No fim de outubro de 2017, a Global – sócia da Precisa Medicamentos – venceu edital para compra emergencial de medicamentos de alto custo para doenças raras – proposta de R$ 19,9 milhões. A Anvisa, à época, disse que a Global não apresentou documentos exigidos para liberar a importação dos produtos, o que levou Barros a acusar o órgão de favorecer monopólios.

O então ministro chegou a orientar pacientes, por WhatsApp, a que fossem à Justiça contra a Anvisa. No mesmo período houve outras compras que opuseram Barros e a Anvisa e terminaram frustradas, mas apenas a Global recebeu o pagamento antecipado.

Após decisão da Justiça, a Anvisa autorizou as licenças de importação à Global. Ainda assim, a empresa não conseguiu cumprir o contrato. Apenas poucos frascos foram trazidos ao País e nem sequer foram distribuídos, pois eram apenas amostras de lotes. No fim de 2018 a empresa firmou um acordo para devolver o valor do contrato em quatro parcelas e mais tarde pediu para entregar o valor em 60 vezes, o que não foi aceito.
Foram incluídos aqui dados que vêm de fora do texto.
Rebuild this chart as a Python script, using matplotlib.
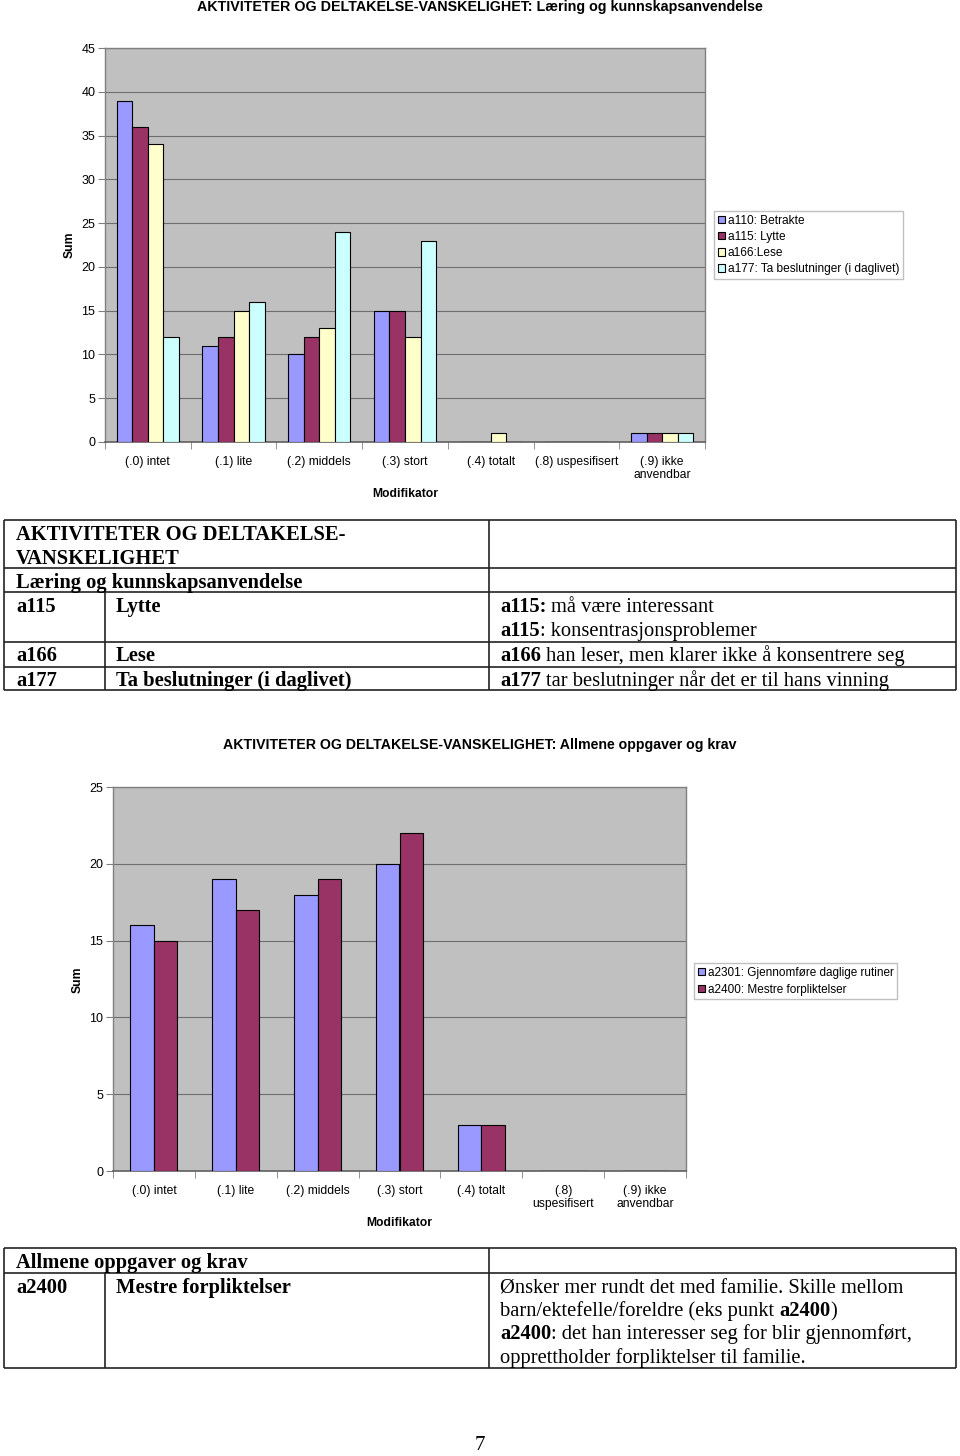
import numpy as np
import matplotlib
matplotlib.use('Agg')
import matplotlib.pyplot as plt

W, H = 960, 1456

# ---- data ----
cats1 = ['(.0) intet', '(.1) lite', '(.2) middels', '(.3) stort', '(.4) totalt',
         '(.8) uspesifisert', '(.9) ikke\nanvendbar']
a110 = [39, 11, 10, 15, 0, 0, 1]
a115 = [36, 12, 12, 15, 0, 0, 1]
a166 = [34, 15, 13, 12, 1, 0, 1]
a177 = [12, 16, 24, 23, 0, 0, 1]
labels1 = ['a110: Betrakte', 'a115: Lytte', 'a166:Lese', 'a177: Ta beslutninger (i daglivet)']

cats2 = ['(.0) intet', '(.1) lite', '(.2) middels', '(.3) stort', '(.4) totalt',
         '(.8)\nuspesifisert', '(.9) ikke\nanvendbar']
a2301 = [16, 19, 18, 20, 3, 0, 0]
a2400 = [15, 17, 19, 22, 3, 0, 0]
labels2 = ['a2301: Gjennomføre daglige rutiner', 'a2400: Mestre forpliktelser']

colors = ['#9999FF', '#993366', '#FFFFCC', '#CCFFFF']

sans = 'Liberation Sans'
serif = 'Liberation Serif'

fig = plt.figure(figsize=(W / 100, H / 100), dpi=100)
fig.patch.set_facecolor('white')


def px_axes(x0, y0, x1, y1):
    return fig.add_axes([x0 / W, 1 - y1 / H, (x1 - x0) / W, (y1 - y0) / H])


def bar_chart(ax, cats, series, labels, bw, ymax, ystep):
    n = len(series)
    x = np.arange(len(cats))
    for i, (vals, lab) in enumerate(zip(series, labels)):
        off = (i - (n - 1) / 2) * bw
        ax.bar(x + off, vals, bw, color=colors[i], edgecolor='black', linewidth=0.8,
               label=lab, zorder=3)
    ax.set_facecolor('#C0C0C0')
    ax.set_xlim(-0.5, len(cats) - 0.5)
    ax.set_ylim(0, ymax)
    ax.set_yticks(np.arange(0, ymax + 1, ystep))
    ax.yaxis.grid(True, color='#6e6e6e', lw=0.8, zorder=1)
    ax.set_xticks(x)
    ax.set_xticklabels(cats, fontsize=8.7, family=sans, linespacing=1.1)
    ax.set_xticks(np.arange(len(cats) + 1) - 0.5, minor=True)
    ax.tick_params(axis='x', which='major', length=0, pad=10)
    ax.tick_params(axis='x', which='minor', length=5, color='#808080', direction='out')
    ax.tick_params(axis='y', length=5, color='#808080', labelsize=9, pad=2)
    for t in ax.get_yticklabels():
        t.set_family(sans)
    for s in ['top', 'right', 'left']:
        ax.spines[s].set_color('#808080')
        ax.spines[s].set_linewidth(1.0)
    ax.spines['bottom'].set_color('#606060')
    ax.spines['bottom'].set_linewidth(1.2)


def legend_at(ax, x, y, size, spacing):
    handles, labs = ax.get_legend_handles_labels()
    fig.legend(handles, labs, loc='upper left', bbox_to_anchor=(x / W, 1 - y / H),
               prop={'family': sans, 'size': size}, frameon=True, fancybox=False,
               edgecolor='#c0c0c0', framealpha=1, handlelength=0.6, handleheight=0.6,
               handletextpad=0.25, labelspacing=spacing, borderpad=0.3, borderaxespad=0)


# ---- chart 1 ----
ax1 = px_axes(105, 48, 705, 442)
bar_chart(ax1, cats1, [a110, a115, a166, a177], labels1, 0.182, 45, 5)
legend_at(ax1, 714, 211, 8.6, 0.35)
fig.text(480 / W, 1 - 7 / H,
         'AKTIVITETER OG DELTAKELSE-VANSKELIGHET: Læring og kunnskapsanvendelse',
         ha='center', va='center', fontsize=10.3, fontweight='bold', family=sans)
fig.text(70 / W, 1 - 245 / H, 'Sum', rotation=90, ha='center', va='center',
         fontsize=8.7, fontweight='bold', family=sans)
fig.text(405 / W, 1 - 494 / H, 'Modifikator', ha='center', va='center',
         fontsize=8.7, fontweight='bold', family=sans)

# ---- chart 2 ----
ax2 = px_axes(113, 787, 686, 1171)
bar_chart(ax2, cats2, [a2301, a2400], labels2, 0.287, 25, 5)
legend_at(ax2, 694, 963, 8.5, 0.45)
fig.text(480 / W, 1 - 745 / H,
         'AKTIVITETER OG DELTAKELSE-VANSKELIGHET: Allmene oppgaver og krav',
         ha='center', va='center', fontsize=10.2, fontweight='bold', family=sans)
fig.text(78 / W, 1 - 980 / H, 'Sum', rotation=90, ha='center', va='center',
         fontsize=8.7, fontweight='bold', family=sans)
fig.text(399 / W, 1 - 1223 / H, 'Modifikator', ha='center', va='center',
         fontsize=8.7, fontweight='bold', family=sans)

# ---- tables (pixel coordinates) ----
tab = fig.add_axes([0, 0, 1, 1], facecolor='none')
tab.set_xlim(0, W)
tab.set_ylim(H, 0)
tab.axis('off')

FS = 14.8


def hline(y, x0=4, x1=956):
    tab.plot([x0, x1], [y, y], color='#222222', lw=1.2, solid_capstyle='butt')


def vline(x, y0, y1):
    tab.plot([x, x], [y0, y1], color='#222222', lw=1.2, solid_capstyle='butt')


def txt(x, y, s, bold=False):
    return tab.text(x, y, s, ha='left', va='baseline', fontsize=FS, family=serif,
                    fontweight='bold' if bold else 'normal')


def mixed(x, y, parts):
    prev = None
    for s, b in parts:
        if prev is None:
            prev = txt(x, y, s, b)
        else:
            gap = 3.5 if s.startswith(' ') else 0
            prev = tab.annotate(s.lstrip(' '), xy=(1, 0), xycoords=prev,
                                xytext=(gap, 0), textcoords='offset points',
                                ha='left', va='bottom', fontsize=FS, family=serif,
                                fontweight='bold' if b else 'normal')


# table 1
for y in [520, 568, 592, 642, 667, 690]:
    hline(y)
vline(4, 520, 690)
vline(956, 520, 690)
vline(489, 520, 690)
vline(105, 592, 690)
txt(16, 540, 'AKTIVITETER OG DELTAKELSE-', True)
txt(16, 564, 'VANSKELIGHET', True)
txt(16, 588, 'Læring og kunnskapsanvendelse', True)
txt(16, 612, 'a115', True)
txt(116, 612, 'Lytte', True)
mixed(500, 612, [('a115:', True), (' må være interessant', False)])
mixed(500, 636, [('a115', True), (': konsentrasjonsproblemer', False)])
txt(16, 661, 'a166', True)
txt(116, 661, 'Lese', True)
mixed(500, 661, [('a166', True), (' han leser, men klarer ikke å konsentrere seg', False)])
txt(16, 686, 'a177', True)
txt(116, 686, 'Ta beslutninger (i daglivet)', True)
mixed(500, 686, [('a177', True), (' tar beslutninger når det er til hans vinning', False)])

# table 2
for y in [1248, 1273, 1368]:
    hline(y)
vline(4, 1248, 1368)
vline(956, 1248, 1368)
vline(489, 1248, 1368)
vline(105, 1273, 1368)
txt(16, 1268, 'Allmene oppgaver og krav', True)
txt(16, 1293, 'a2400', True)
txt(116, 1293, 'Mestre forpliktelser', True)
txt(500, 1293, 'Ønsker mer rundt det med familie. Skille mellom')
mixed(500, 1316, [('barn/ektefelle/foreldre (eks punkt', False), (' a2400', True), (')', False)])
mixed(500, 1339, [('a2400', True), (': det han interesser seg for blir gjennomført,', False)])
txt(500, 1363, 'opprettholder forpliktelser til familie.')

# page number
tab.text(480, 1445, '7', ha='center', va='center', fontsize=15, family=serif)

fig.savefig('out.png', dpi=100)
Em resposta a um pedido do Estadão via Lei de Acesso à Informação, a Saúde se recusou a entregar o processo atualizado de cobrança à Global, dizendo que ele se encontra “em fase de atualização do valor”.

Na ação em que Barros e a Global são réus, a procuradora Luciana Loureiro Oliveira afirma que o ministério “insistia” em dar à empresa “todas as oportunidades possíveis de executar” o contrato.
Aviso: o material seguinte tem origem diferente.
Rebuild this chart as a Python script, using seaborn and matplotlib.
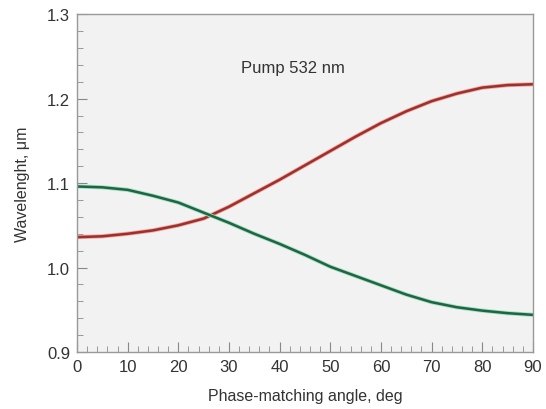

Procurado, Barros disse ao Estadão que “rechaça” acusações do MPF sobre ter beneficiado a Global e que “repudia” o “ativismo político” de procuradores. “No caso da empresa Global, houve inexecução contratual e foram adotadas todas as providências pelo ministério (…).” O Ministério da Saúde, a Global e a Precisa Medicamentos não quiseram se manifestar.

Barros ‘aperta o cerco’ à Anvisa

Atual líder do governo na Câmara, o deputado Ricardo Barros tem feito críticas à atuação da Anvisa no processo de aprovação de vacinas. Em entrevista ao Estadão no dia 4, disse que iria “enquadrar” a agência, que não estaria “nem aí” para a discussão sobre as vacinas contra a covid-19. No mesmo dia, o Congresso aprovou regra que prevê um prazo de cinco dias para o órgão sanitário liberar o uso emergencial de imunizantes já aprovados em outros países. O presidente da agência, Antonio Barra Torres, reagiu e disse que estuda ir ao STF se a regra for sancionada.

Barros também apresentou uma emenda à MP 1026/2021 para a Anvisa acelerar a análise de vacinas já autorizadas na Índia. A regra atual permite facilitar o caminho a produtos com aval de agências de peso, como as dos Estados Unidos, China e Europa. A emenda foi aceita no relatório sobre a MP, que deve ser votada na semana que vem pela Câmara dos Deputados.

As informações são do jornal O Estado de S. Paulo.